Problem statement → Leaving out all pictures, copy exactly the lines from the one containing "Output the web" down to the one containing "1, 1, 1, 2, 1];", both of them included.
───── Information supplied ─────
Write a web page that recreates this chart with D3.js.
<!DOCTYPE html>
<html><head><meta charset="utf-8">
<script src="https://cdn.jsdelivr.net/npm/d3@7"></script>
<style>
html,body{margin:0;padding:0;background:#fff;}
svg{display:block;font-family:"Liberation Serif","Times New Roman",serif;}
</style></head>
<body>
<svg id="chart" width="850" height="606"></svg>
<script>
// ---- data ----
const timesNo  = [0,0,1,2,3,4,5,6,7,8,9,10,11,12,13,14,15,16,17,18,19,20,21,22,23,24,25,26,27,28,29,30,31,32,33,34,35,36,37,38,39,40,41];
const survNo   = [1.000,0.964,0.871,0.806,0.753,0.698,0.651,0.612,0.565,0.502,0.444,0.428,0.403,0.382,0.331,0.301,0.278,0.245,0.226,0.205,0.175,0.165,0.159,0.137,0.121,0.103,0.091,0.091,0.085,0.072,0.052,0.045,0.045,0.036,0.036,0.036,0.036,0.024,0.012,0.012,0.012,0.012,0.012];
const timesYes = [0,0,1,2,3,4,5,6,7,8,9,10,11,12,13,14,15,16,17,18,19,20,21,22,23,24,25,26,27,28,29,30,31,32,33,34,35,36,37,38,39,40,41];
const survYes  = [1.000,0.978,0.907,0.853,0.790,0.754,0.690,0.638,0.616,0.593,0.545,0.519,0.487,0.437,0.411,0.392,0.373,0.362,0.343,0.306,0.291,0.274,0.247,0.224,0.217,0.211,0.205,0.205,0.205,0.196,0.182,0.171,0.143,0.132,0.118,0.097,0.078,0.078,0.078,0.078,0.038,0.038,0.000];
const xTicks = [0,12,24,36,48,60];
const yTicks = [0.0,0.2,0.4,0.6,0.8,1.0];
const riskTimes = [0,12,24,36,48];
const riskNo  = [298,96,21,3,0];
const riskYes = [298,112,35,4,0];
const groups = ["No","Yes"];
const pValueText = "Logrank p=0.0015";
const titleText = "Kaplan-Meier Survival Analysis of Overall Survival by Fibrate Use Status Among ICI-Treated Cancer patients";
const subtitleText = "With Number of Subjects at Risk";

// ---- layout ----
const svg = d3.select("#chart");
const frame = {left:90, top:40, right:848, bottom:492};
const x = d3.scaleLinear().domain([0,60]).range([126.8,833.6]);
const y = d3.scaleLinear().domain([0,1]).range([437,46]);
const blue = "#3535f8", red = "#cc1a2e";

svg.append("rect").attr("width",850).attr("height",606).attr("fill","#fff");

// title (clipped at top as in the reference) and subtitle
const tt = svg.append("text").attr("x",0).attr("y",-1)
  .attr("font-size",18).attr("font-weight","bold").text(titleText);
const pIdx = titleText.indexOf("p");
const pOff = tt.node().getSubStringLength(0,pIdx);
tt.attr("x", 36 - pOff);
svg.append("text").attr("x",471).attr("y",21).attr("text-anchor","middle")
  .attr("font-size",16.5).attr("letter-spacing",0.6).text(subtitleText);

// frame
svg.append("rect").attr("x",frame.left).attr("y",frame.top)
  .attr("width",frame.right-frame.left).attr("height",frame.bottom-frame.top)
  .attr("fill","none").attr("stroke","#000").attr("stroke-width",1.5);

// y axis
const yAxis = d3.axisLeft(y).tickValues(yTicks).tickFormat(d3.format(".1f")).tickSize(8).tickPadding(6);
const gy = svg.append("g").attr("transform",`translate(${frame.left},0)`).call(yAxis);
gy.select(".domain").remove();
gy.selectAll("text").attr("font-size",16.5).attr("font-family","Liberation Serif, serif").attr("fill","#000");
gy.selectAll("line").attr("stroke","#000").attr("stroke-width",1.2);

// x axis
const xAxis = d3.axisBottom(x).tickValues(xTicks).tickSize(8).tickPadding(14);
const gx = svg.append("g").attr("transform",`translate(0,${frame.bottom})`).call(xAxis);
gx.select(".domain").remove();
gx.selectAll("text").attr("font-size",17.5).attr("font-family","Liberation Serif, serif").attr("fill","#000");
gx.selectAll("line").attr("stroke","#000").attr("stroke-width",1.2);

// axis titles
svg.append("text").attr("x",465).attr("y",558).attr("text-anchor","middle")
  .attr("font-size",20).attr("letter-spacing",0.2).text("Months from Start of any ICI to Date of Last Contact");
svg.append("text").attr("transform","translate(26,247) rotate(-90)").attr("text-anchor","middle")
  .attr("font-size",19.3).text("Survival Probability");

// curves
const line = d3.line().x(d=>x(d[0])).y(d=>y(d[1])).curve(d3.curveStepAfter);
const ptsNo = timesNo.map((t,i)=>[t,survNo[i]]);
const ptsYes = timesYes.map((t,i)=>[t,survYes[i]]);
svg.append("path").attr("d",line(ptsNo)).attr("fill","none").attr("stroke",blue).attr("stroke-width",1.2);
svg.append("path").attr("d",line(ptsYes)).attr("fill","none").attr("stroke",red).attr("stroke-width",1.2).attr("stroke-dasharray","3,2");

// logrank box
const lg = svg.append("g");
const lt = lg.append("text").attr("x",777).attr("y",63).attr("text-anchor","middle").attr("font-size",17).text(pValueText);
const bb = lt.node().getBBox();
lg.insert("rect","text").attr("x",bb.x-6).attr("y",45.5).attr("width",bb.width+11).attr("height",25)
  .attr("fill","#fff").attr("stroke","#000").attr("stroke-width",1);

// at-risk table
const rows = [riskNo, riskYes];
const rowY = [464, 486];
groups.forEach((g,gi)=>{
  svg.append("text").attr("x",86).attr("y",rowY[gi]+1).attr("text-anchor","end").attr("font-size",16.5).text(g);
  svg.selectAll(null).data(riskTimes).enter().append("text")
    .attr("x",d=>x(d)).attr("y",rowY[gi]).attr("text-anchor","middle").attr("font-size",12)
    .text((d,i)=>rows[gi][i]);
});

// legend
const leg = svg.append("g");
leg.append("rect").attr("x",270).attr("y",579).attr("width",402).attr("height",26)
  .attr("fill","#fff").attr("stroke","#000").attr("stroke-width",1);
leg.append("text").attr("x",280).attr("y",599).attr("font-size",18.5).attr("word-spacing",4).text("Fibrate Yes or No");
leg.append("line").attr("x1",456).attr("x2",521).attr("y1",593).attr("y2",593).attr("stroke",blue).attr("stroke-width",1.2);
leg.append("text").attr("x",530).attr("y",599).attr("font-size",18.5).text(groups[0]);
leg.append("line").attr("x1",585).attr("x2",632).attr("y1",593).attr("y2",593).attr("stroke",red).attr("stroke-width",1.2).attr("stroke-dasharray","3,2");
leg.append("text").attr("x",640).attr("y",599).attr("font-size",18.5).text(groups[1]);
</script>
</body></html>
─────
───── Information supplied ─────
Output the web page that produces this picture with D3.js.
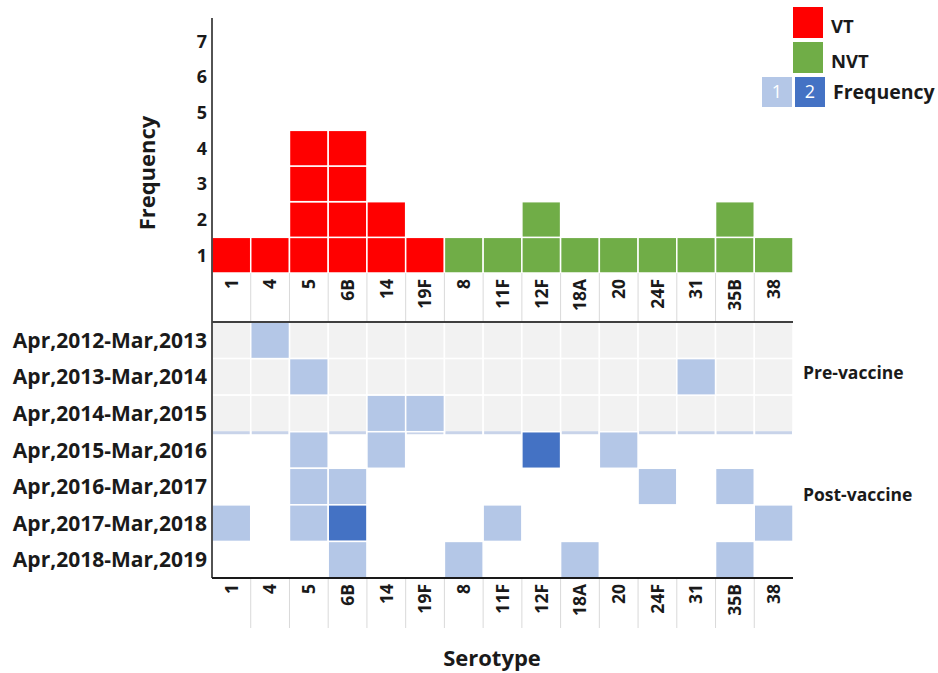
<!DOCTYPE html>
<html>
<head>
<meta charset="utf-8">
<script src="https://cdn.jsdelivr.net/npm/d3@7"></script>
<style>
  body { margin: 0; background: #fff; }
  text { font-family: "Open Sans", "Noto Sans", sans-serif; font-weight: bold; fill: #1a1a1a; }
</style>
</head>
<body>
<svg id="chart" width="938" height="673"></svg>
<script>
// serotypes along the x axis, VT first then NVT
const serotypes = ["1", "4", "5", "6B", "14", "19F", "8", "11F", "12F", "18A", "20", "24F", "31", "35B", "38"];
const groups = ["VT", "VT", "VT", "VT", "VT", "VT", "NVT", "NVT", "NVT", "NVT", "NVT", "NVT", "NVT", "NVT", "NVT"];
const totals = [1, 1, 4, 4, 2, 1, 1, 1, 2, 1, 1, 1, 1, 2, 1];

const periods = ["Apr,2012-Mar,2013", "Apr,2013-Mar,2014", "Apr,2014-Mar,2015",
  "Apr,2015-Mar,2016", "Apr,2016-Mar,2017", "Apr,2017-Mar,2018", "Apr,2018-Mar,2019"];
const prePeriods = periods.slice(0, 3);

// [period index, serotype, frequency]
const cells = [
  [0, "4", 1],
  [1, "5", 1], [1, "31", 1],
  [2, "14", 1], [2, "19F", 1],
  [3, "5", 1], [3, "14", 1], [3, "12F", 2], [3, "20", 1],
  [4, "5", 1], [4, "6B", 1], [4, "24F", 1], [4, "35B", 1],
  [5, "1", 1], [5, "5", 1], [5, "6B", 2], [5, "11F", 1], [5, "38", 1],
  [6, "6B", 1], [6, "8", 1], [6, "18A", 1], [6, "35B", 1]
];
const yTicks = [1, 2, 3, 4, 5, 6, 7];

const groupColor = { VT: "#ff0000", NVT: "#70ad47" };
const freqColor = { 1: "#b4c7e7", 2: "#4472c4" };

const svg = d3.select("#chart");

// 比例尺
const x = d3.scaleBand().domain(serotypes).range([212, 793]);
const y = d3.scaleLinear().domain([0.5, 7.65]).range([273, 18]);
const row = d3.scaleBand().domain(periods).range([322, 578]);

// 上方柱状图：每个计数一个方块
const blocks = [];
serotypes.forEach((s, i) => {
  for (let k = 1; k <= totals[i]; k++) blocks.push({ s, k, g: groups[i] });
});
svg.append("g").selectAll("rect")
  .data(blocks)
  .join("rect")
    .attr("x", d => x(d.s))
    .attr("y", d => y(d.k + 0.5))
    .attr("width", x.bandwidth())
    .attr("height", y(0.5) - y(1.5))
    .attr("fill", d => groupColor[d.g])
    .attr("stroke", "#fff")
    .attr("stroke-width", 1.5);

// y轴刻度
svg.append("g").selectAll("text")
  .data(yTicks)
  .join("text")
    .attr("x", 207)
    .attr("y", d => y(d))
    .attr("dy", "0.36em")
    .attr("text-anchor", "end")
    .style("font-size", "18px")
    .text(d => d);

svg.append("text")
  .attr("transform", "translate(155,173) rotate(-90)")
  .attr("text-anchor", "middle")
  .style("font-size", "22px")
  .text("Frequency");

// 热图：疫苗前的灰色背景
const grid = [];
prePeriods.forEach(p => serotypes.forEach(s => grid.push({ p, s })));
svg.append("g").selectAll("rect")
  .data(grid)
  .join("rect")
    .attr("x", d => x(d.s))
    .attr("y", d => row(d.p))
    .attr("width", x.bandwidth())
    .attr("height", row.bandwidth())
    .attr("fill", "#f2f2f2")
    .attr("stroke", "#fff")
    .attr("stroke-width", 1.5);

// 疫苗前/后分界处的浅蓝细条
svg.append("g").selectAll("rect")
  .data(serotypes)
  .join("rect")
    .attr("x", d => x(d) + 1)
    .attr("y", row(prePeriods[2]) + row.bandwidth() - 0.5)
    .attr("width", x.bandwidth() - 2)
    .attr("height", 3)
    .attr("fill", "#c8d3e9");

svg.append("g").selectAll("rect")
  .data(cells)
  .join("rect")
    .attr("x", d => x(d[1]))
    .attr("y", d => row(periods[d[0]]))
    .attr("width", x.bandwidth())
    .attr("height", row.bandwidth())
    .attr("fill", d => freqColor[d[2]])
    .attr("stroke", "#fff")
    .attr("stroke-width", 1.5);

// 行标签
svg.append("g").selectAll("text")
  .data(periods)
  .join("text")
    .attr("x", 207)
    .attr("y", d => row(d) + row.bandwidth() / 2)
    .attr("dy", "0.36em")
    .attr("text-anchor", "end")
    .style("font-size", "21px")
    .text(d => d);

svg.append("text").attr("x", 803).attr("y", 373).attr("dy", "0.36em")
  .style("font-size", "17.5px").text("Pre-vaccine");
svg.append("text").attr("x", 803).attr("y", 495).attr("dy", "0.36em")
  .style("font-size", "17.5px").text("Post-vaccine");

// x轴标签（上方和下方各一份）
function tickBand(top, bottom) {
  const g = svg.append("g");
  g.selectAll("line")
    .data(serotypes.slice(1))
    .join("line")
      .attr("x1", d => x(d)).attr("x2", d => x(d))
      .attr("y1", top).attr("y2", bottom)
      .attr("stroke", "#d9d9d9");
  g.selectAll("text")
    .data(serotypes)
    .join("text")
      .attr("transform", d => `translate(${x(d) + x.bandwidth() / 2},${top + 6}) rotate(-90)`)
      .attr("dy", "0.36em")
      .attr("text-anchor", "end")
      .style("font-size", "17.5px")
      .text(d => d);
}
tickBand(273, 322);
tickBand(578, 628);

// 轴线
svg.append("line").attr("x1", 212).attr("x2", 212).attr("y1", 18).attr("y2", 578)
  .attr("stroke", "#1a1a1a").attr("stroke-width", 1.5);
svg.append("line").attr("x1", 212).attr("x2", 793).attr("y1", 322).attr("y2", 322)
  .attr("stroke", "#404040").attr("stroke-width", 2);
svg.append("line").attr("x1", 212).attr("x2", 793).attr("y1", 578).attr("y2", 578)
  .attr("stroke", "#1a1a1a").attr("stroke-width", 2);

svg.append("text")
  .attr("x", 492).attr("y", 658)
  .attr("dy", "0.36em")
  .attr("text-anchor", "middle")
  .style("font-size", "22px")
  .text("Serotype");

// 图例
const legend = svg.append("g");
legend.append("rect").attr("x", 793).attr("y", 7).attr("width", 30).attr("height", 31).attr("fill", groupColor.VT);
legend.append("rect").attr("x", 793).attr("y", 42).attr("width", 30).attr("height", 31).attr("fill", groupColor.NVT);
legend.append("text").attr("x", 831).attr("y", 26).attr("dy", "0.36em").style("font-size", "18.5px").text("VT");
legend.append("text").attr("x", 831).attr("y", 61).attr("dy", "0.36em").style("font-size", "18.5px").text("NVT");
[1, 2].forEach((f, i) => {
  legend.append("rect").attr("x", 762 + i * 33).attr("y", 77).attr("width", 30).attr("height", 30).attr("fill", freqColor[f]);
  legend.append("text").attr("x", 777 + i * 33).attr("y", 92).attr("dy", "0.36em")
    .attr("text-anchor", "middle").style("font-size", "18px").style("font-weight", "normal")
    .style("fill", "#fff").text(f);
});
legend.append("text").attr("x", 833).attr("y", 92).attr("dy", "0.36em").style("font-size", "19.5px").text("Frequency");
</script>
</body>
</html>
─────
───── Information supplied ─────
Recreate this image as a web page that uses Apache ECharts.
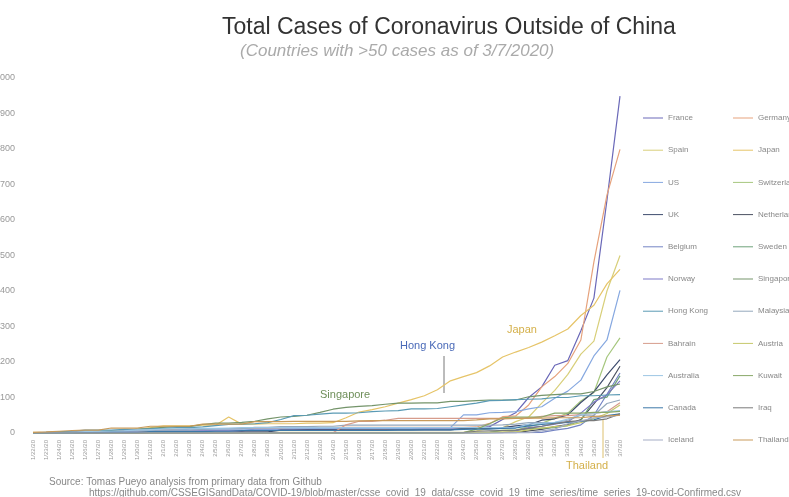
─────
Exercise answer →
Output the web page that produces this picture with D3.js.
<!DOCTYPE html>
<html>
<head>
<meta charset="utf-8">
<script src="https://cdn.jsdelivr.net/npm/d3@7"></script>
<style>
  body { margin: 0; background: #fff; }
  text { font-family: "Open Sans", "Noto Sans", sans-serif; font-weight: bold; fill: #1a1a1a; }
</style>
</head>
<body>
<svg id="chart" width="938" height="673"></svg>
<script>
// serotypes along the x axis, VT first then NVT
const serotypes = ["1", "4", "5", "6B", "14", "19F", "8", "11F", "12F", "18A", "20", "24F", "31", "35B", "38"];
const groups = ["VT", "VT", "VT", "VT", "VT", "VT", "NVT", "NVT", "NVT", "NVT", "NVT", "NVT", "NVT", "NVT", "NVT"];
const totals = [1, 1, 4, 4, 2, 1, 1, 1, 2, 1, 1, 1, 1, 2, 1];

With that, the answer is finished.